#### GIVEN PROBLEM:
Below, find each line holding "this" and state how many there are, using the number alone.

begin SUPPLIED DATA

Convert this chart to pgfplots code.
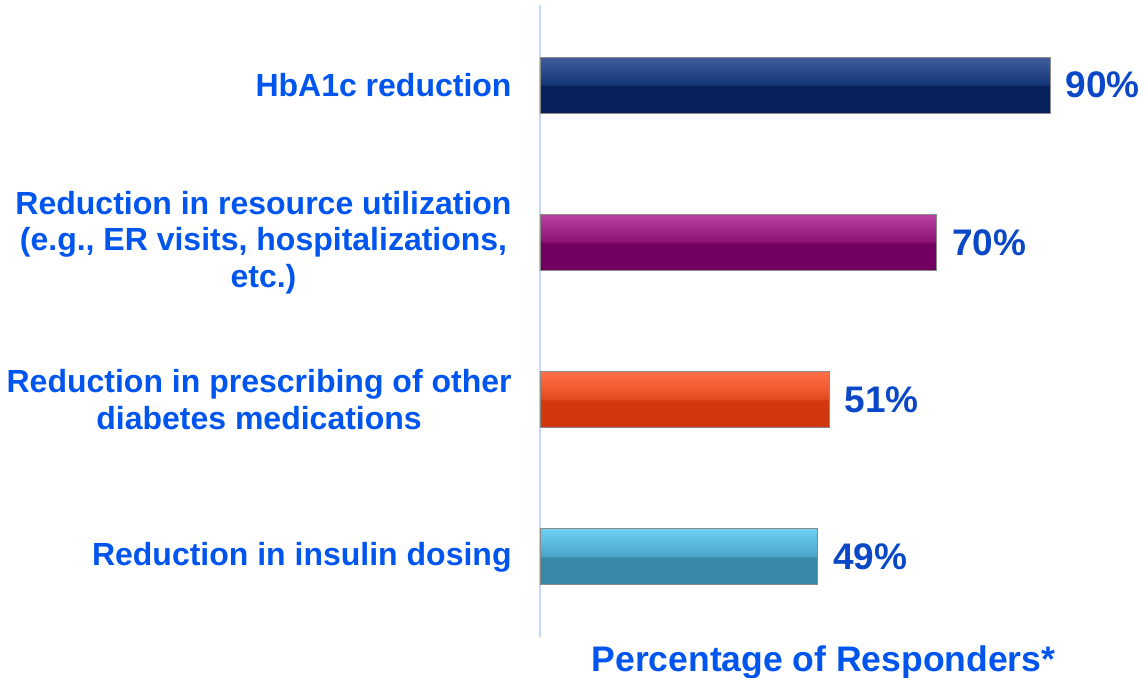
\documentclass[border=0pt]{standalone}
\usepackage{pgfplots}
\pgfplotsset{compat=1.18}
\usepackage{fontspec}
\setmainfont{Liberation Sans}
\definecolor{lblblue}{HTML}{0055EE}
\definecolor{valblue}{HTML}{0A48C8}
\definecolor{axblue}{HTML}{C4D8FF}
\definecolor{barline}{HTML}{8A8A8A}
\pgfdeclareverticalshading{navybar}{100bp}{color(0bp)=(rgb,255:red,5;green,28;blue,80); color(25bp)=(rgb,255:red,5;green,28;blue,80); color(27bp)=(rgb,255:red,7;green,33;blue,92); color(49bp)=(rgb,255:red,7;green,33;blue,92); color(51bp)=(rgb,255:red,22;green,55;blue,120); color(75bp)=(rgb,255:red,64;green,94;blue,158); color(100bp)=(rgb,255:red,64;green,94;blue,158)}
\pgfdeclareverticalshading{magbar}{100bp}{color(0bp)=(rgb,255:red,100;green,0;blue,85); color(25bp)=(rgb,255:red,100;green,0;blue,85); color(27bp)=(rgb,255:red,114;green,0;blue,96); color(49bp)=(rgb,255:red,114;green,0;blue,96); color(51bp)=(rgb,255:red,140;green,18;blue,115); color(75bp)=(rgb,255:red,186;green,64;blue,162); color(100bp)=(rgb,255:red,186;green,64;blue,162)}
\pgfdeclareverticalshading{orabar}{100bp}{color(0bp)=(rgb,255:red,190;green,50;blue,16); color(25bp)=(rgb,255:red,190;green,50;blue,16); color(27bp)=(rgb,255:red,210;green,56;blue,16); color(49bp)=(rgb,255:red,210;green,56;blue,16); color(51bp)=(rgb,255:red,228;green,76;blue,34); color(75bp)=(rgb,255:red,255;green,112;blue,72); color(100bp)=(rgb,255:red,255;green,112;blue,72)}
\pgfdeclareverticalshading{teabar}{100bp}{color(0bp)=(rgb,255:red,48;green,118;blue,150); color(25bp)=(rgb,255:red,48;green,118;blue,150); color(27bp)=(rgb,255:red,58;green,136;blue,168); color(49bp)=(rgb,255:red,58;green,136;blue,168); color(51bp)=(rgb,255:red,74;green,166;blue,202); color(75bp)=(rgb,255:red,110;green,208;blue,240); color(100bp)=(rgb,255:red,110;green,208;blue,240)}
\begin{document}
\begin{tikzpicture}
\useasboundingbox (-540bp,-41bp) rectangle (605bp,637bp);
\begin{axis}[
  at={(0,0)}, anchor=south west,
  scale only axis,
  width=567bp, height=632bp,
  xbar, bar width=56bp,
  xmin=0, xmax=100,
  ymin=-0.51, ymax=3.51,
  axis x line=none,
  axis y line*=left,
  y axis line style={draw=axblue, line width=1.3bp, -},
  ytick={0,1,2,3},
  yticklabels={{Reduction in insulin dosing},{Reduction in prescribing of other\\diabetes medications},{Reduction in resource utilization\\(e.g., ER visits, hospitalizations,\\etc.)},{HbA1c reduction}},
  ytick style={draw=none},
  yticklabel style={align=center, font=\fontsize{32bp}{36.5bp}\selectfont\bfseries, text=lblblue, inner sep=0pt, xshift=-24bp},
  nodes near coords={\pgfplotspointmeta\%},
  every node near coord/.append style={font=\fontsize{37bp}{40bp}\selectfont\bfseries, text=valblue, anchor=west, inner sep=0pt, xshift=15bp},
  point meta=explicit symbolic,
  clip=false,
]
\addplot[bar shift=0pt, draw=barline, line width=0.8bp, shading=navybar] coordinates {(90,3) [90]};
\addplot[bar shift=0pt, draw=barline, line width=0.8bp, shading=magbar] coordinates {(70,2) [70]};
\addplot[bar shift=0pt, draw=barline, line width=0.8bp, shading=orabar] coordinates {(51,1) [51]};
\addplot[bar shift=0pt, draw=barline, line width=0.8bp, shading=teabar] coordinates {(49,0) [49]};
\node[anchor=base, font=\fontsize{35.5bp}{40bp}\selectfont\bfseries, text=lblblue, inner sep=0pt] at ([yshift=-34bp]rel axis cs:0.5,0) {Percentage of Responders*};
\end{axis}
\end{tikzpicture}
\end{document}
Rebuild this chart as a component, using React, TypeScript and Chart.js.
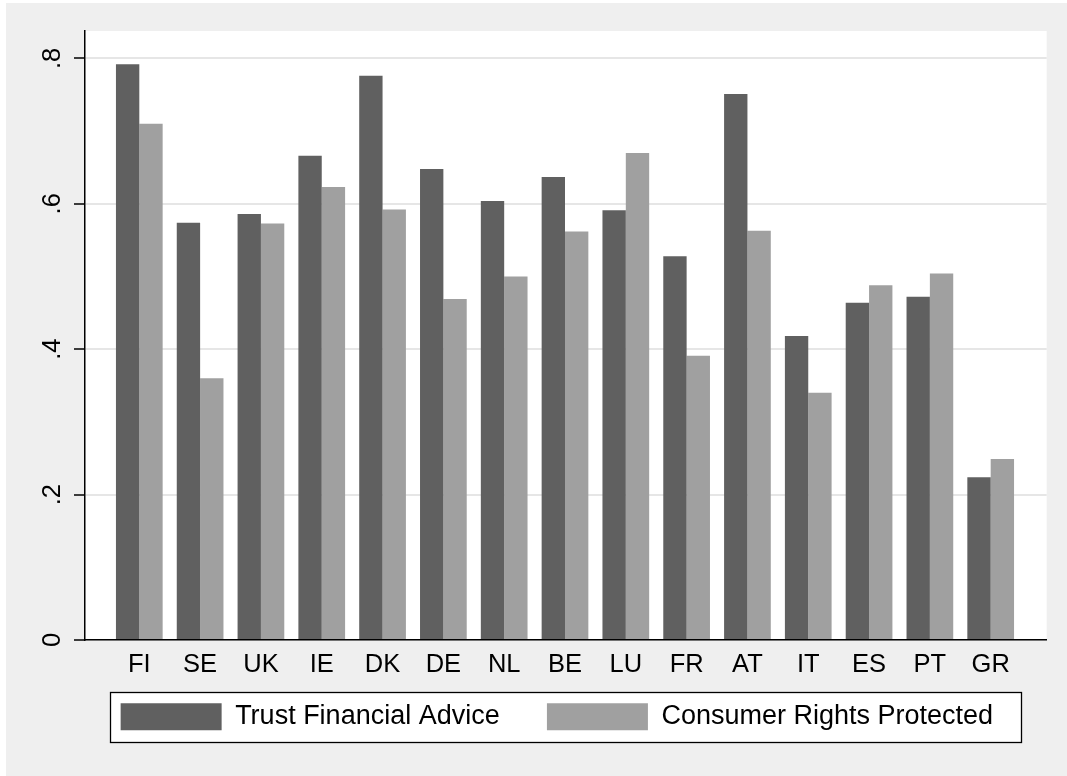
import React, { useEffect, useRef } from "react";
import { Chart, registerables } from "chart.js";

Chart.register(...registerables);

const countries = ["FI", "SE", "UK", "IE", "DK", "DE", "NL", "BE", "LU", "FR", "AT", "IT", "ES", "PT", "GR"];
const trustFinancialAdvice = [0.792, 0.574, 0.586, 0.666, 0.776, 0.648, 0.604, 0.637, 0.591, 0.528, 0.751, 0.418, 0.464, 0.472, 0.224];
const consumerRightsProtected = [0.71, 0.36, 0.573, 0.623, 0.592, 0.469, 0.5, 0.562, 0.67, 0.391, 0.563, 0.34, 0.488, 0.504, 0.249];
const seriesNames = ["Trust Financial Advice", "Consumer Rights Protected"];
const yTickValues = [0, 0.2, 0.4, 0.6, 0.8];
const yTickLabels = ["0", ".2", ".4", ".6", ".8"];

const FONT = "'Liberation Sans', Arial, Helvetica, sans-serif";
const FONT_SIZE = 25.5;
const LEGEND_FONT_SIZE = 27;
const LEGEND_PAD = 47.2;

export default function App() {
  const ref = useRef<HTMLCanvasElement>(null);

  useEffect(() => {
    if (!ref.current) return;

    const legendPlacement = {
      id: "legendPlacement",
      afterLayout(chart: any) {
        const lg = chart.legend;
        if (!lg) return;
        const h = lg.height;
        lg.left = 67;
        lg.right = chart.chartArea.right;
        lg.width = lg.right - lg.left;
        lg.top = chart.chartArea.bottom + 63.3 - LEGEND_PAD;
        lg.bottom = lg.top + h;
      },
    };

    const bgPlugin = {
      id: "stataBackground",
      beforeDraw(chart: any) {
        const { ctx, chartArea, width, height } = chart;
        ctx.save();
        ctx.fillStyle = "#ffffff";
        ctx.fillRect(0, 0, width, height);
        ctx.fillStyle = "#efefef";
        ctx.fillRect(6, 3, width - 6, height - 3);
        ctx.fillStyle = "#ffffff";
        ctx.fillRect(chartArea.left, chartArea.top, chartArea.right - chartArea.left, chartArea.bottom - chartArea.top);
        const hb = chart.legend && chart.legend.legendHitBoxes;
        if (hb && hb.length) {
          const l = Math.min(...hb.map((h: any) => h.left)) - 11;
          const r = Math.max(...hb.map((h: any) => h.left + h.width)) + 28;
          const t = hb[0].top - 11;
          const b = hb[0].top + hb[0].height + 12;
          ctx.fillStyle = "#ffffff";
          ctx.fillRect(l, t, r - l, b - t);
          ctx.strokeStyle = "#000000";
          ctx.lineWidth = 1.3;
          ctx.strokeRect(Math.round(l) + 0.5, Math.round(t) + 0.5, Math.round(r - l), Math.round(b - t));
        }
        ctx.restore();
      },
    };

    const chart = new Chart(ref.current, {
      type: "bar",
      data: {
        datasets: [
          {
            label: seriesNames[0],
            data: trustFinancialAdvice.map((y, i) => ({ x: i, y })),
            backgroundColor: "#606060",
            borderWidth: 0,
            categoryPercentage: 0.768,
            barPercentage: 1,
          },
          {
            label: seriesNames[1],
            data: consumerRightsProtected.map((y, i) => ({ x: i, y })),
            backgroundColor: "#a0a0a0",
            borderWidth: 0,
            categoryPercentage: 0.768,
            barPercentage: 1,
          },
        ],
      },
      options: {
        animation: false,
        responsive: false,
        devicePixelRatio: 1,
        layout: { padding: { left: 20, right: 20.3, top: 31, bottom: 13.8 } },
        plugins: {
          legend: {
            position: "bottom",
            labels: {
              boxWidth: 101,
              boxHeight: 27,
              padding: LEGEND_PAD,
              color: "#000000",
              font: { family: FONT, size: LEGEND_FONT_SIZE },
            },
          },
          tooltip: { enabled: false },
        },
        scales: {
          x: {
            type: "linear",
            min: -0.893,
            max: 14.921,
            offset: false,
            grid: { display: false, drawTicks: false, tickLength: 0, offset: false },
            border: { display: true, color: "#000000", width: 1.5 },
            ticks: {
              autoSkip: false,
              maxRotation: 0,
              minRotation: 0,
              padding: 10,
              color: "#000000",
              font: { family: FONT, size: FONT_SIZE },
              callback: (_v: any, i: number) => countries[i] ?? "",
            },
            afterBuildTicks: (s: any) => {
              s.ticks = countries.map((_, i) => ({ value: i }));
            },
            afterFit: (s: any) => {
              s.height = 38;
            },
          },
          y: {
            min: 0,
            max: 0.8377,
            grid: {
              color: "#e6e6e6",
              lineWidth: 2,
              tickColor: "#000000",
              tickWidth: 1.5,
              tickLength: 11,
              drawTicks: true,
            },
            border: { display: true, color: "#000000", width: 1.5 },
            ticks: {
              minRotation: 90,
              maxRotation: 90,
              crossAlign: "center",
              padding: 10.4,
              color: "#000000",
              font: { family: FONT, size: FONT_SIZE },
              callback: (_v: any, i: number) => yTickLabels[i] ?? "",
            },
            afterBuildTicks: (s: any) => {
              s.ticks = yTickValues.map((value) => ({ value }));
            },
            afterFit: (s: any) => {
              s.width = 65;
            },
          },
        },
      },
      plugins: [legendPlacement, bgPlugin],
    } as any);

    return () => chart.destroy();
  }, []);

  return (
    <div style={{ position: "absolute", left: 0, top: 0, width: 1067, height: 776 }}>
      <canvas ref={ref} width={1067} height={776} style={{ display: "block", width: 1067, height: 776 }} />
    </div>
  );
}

end SUPPLIED DATA

#### FINAL RESULT:
2